## WRITTEN TASK
Quote all of the data exactly as given. Skip every picture it contains.

==*==

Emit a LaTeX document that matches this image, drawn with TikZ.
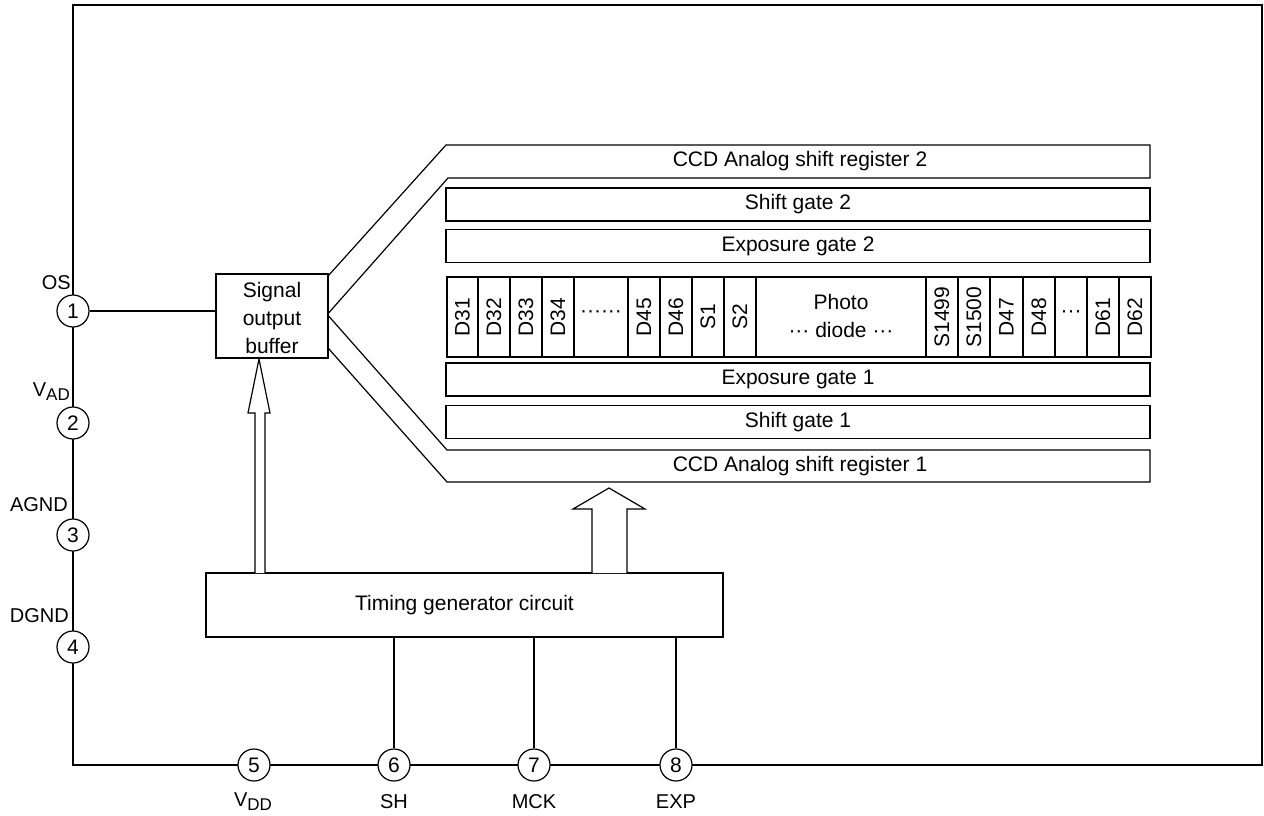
\documentclass[tikz,border=0pt]{standalone}
\usepackage{fontspec}
\setmainfont{Liberation Sans}
\usetikzlibrary{positioning, calc}

\tikzset{
  base/.style={line width=1.2pt},
  frame/.style={line width=2.4pt},
  blockbox/.style={draw, base, inner sep=0pt, align=center,
    font=\fontsize{21}{29}\selectfont},
  gatebox/.style={blockbox, minimum width=704pt, minimum height=33pt},
  regtext/.style={inner sep=0pt, font=\fontsize{21}{21}\selectfont},
  celltext/.style={rotate=90, inner sep=0pt, font=\fontsize{21}{21}\selectfont},
  pin/.style={circle, draw, base, fill=white, minimum size=32pt,
    inner sep=0pt, font=\fontsize{21}{21}\selectfont},
  pinlabel/.style={inner sep=0pt, font=\fontsize{20}{20}\selectfont},
  hollow/.style={base, fill=white},
}
\newcommand{\subtxt}[1]{\raisebox{-4pt}{\fontsize{17}{17}\selectfont #1}}

\begin{document}
\begin{tikzpicture}[x=1pt, y=-1pt]
\useasboundingbox (0,0) rectangle (1264,816);

% package outline
\draw[frame] (73,5) rectangle (1262,765);

% output buffer and timing circuit
\node[blockbox, minimum width=112pt, minimum height=84pt,
  label={[yshift=-2pt, align=center, font=\fontsize{21}{28}\selectfont]center:Signal\\output\\buffer}]
  (buf) at (272,316) {};
\node[blockbox, minimum width=517pt, minimum height=64pt] (timing) at (464.5,605)
  {Timing generator circuit};

% shift registers
\draw[base] ($(buf.north east)+(0,2)$) -- (446,145) -- (1150,145) -- (1150,178)
  -- (448,178) -- ($(buf.east)+(0,-3)$);
\draw[base] ($(buf.east)+(0,0)$) -- (447,450) -- (1150,450) -- (1150,482)
  -- (447,482) -- ($(buf.south east)+(0,-10)$);
\node[regtext] (reg2) at (800,161.5) {CCD Analog shift register 2};
\node[regtext] (reg1) at (800,466) {CCD Analog shift register 1};

% gates
\node[gatebox] (sg2) at (798,204.5) {Shift gate 2};
\node[gatebox] (eg2) at (798,246) {Exposure gate 2};
\node[gatebox] (eg1) at (798,379.5) {Exposure gate 1};
\node[gatebox] (sg1) at (798,422) {Shift gate 1};

% photodiode row
\draw[base] (447,277) rectangle (1151,357);
\foreach \xa/\xb/\txt in {447/478/D31, 478/510/D32, 510/542/D33, 542/574/D34,
    628/660/D45, 660/692/D46, 692/724/S1, 724/756/S2, 926/958/S1499,
    958/990/S1500, 990/1023/D47, 1023/1055/D48, 1087/1119/D61, 1119/1151/D62}
{
  \draw[base] (\xa,277) rectangle (\xb,357);
  \node[celltext] (c\txt) at ({(\xa+\xb)/2},317) {\txt};
}
\draw[base] (574,277) rectangle (628,357);
\node[celltext, rotate=-90] (cdots1) at (601,314) {······};
\draw[base] (1055,277) rectangle (1087,357);
\node[celltext, rotate=-90] (cdots2) at (1071,314) {···};
\node[align=center, font=\fontsize{21}{28}\selectfont] (photo) at (841,316)
  {Photo\\··· diode ···};

% clock arrows
\draw[hollow] (255,573) |- (248,413) -- (259,359) -- (270,413) -| (265,573);
\draw[hollow] (592,573) |- (573,509) -- (609,488) -- (645,509) -| (627,573);

% pins
\foreach \i/\y in {1/311, 2/423, 3/535, 4/647}
  \node[pin] (p\i) at (73,\y) {\i};
\foreach \i/\x in {5/254, 6/394, 7/534, 8/676}
  \node[pin] (p\i) at (\x,765) {\i};

\draw[base] (p1) -- (p1 -| buf.west);
\foreach \i in {6,7,8}
  \draw[base] (p\i) -- (p\i |- timing.south);

% pin names
\node[pinlabel, anchor=east] (l1) at (71,283) {OS};
\node[pinlabel, anchor=east] (l2) at (70,392) {V\subtxt{AD}};
\node[pinlabel, anchor=east] (l3) at (68,505) {AGND};
\node[pinlabel, anchor=east] (l4) at (69,616) {DGND};
\node[pinlabel] (l5) at (253,802) {V\subtxt{DD}};
\node[pinlabel] (l6) at (394,802) {SH};
\node[pinlabel] (l7) at (534,802) {MCK};
\node[pinlabel] (l8) at (676,802) {EXP};
\end{tikzpicture}
\end{document}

==*==

## SOLUTION TO THIS TASK
Emit a LaTeX document that matches this image, drawn with TikZ.
\documentclass[tikz,border=0pt]{standalone}
\usepackage{fontspec}
\setmainfont{Liberation Sans}
\usetikzlibrary{positioning, calc}

\tikzset{
  base/.style={line width=1.2pt},
  frame/.style={line width=2.4pt},
  blockbox/.style={draw, base, inner sep=0pt, align=center,
    font=\fontsize{21}{29}\selectfont},
  gatebox/.style={blockbox, minimum width=704pt, minimum height=33pt},
  regtext/.style={inner sep=0pt, font=\fontsize{21}{21}\selectfont},
  celltext/.style={rotate=90, inner sep=0pt, font=\fontsize{21}{21}\selectfont},
  pin/.style={circle, draw, base, fill=white, minimum size=32pt,
    inner sep=0pt, font=\fontsize{21}{21}\selectfont},
  pinlabel/.style={inner sep=0pt, font=\fontsize{20}{20}\selectfont},
  hollow/.style={base, fill=white},
}
\newcommand{\subtxt}[1]{\raisebox{-4pt}{\fontsize{17}{17}\selectfont #1}}

\begin{document}
\begin{tikzpicture}[x=1pt, y=-1pt]
\useasboundingbox (0,0) rectangle (1264,816);

% package outline
\draw[frame] (73,5) rectangle (1262,765);

% output buffer and timing circuit
\node[blockbox, minimum width=112pt, minimum height=84pt,
  label={[yshift=-2pt, align=center, font=\fontsize{21}{28}\selectfont]center:Signal\\output\\buffer}]
  (buf) at (272,316) {};
\node[blockbox, minimum width=517pt, minimum height=64pt] (timing) at (464.5,605)
  {Timing generator circuit};

% shift registers
\draw[base] ($(buf.north east)+(0,2)$) -- (446,145) -- (1150,145) -- (1150,178)
  -- (448,178) -- ($(buf.east)+(0,-3)$);
\draw[base] ($(buf.east)+(0,0)$) -- (447,450) -- (1150,450) -- (1150,482)
  -- (447,482) -- ($(buf.south east)+(0,-10)$);
\node[regtext] (reg2) at (800,161.5) {CCD Analog shift register 2};
\node[regtext] (reg1) at (800,466) {CCD Analog shift register 1};

% gates
\node[gatebox] (sg2) at (798,204.5) {Shift gate 2};
\node[gatebox] (eg2) at (798,246) {Exposure gate 2};
\node[gatebox] (eg1) at (798,379.5) {Exposure gate 1};
\node[gatebox] (sg1) at (798,422) {Shift gate 1};

% photodiode row
\draw[base] (447,277) rectangle (1151,357);
\foreach \xa/\xb/\txt in {447/478/D31, 478/510/D32, 510/542/D33, 542/574/D34,
    628/660/D45, 660/692/D46, 692/724/S1, 724/756/S2, 926/958/S1499,
    958/990/S1500, 990/1023/D47, 1023/1055/D48, 1087/1119/D61, 1119/1151/D62}
{
  \draw[base] (\xa,277) rectangle (\xb,357);
  \node[celltext] (c\txt) at ({(\xa+\xb)/2},317) {\txt};
}
\draw[base] (574,277) rectangle (628,357);
\node[celltext, rotate=-90] (cdots1) at (601,314) {······};
\draw[base] (1055,277) rectangle (1087,357);
\node[celltext, rotate=-90] (cdots2) at (1071,314) {···};
\node[align=center, font=\fontsize{21}{28}\selectfont] (photo) at (841,316)
  {Photo\\··· diode ···};

% clock arrows
\draw[hollow] (255,573) |- (248,413) -- (259,359) -- (270,413) -| (265,573);
\draw[hollow] (592,573) |- (573,509) -- (609,488) -- (645,509) -| (627,573);

% pins
\foreach \i/\y in {1/311, 2/423, 3/535, 4/647}
  \node[pin] (p\i) at (73,\y) {\i};
\foreach \i/\x in {5/254, 6/394, 7/534, 8/676}
  \node[pin] (p\i) at (\x,765) {\i};

\draw[base] (p1) -- (p1 -| buf.west);
\foreach \i in {6,7,8}
  \draw[base] (p\i) -- (p\i |- timing.south);

% pin names
\node[pinlabel, anchor=east] (l1) at (71,283) {OS};
\node[pinlabel, anchor=east] (l2) at (70,392) {V\subtxt{AD}};
\node[pinlabel, anchor=east] (l3) at (68,505) {AGND};
\node[pinlabel, anchor=east] (l4) at (69,616) {DGND};
\node[pinlabel] (l5) at (253,802) {V\subtxt{DD}};
\node[pinlabel] (l6) at (394,802) {SH};
\node[pinlabel] (l7) at (534,802) {MCK};
\node[pinlabel] (l8) at (676,802) {EXP};
\end{tikzpicture}
\end{document}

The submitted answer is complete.